SUVA, FIJI, OCT. 1 (THURSDAY) -- Fiji coup leader Colonel Sitiveni Rabuka today formally revoked the South Pacific island nation's constitution and declared himself head of state.
Rabuka told a news conference that he had replaced Queen Elizabeth as Fiji's head of state because he was not satisfied that a proposed meeting with civilian leaders would meet the aims of his coup. Rabuka made the announcement within 24 hours of agreeing to put on hold his plans to abolish the constitution and declare Fiji a republic.
His statement on Thursday reversed an earlier decision to meet Governor-general Ratu Sir Penaia Ganilau, deposed prime minister Timoci Bavadra and veteran politician Ratu Sir Kamisese Mara to find a solution to the five-month old crisis.

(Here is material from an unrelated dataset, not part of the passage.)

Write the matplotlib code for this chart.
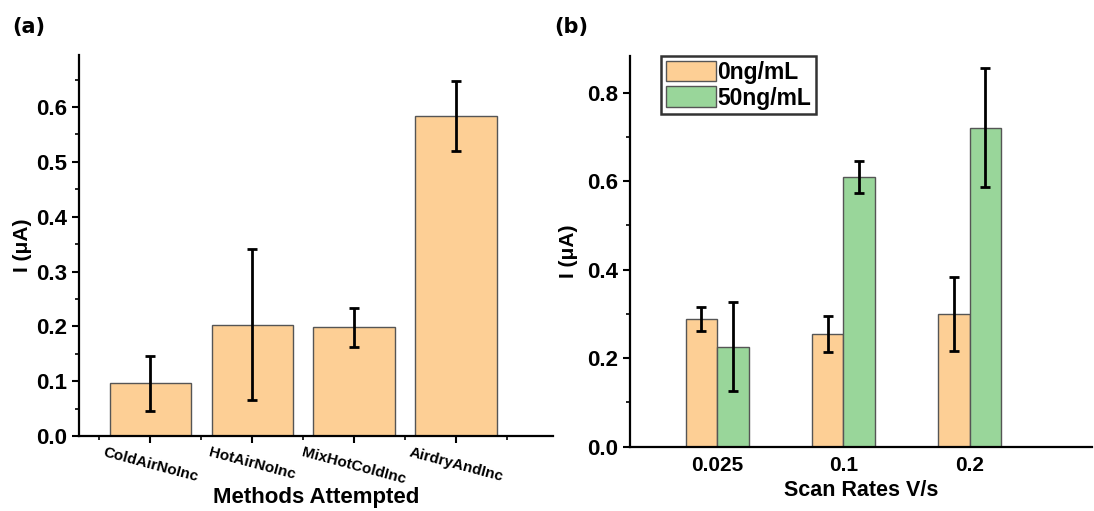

Rabuka, who said his latest action had been taken to ensure the birthrights of ethnic Fijians, did not declare a republic, but made clear that this was the likely future course. Rabuka has said he staged last Friday's coup, the second in 19 weeks, to change the political framework to guarantee ethnic Fijians political supremacy over Indians who slightly outnumber them.
"I am not a racist," Rabuka said. "What I have done is not antagonistic against the Indian people. It is merely to ensure the birthright of the Fijian people."
Rabuka toppled Bavadra, an ethnic Indian leader, only weeks after Bavadra won national elections in April.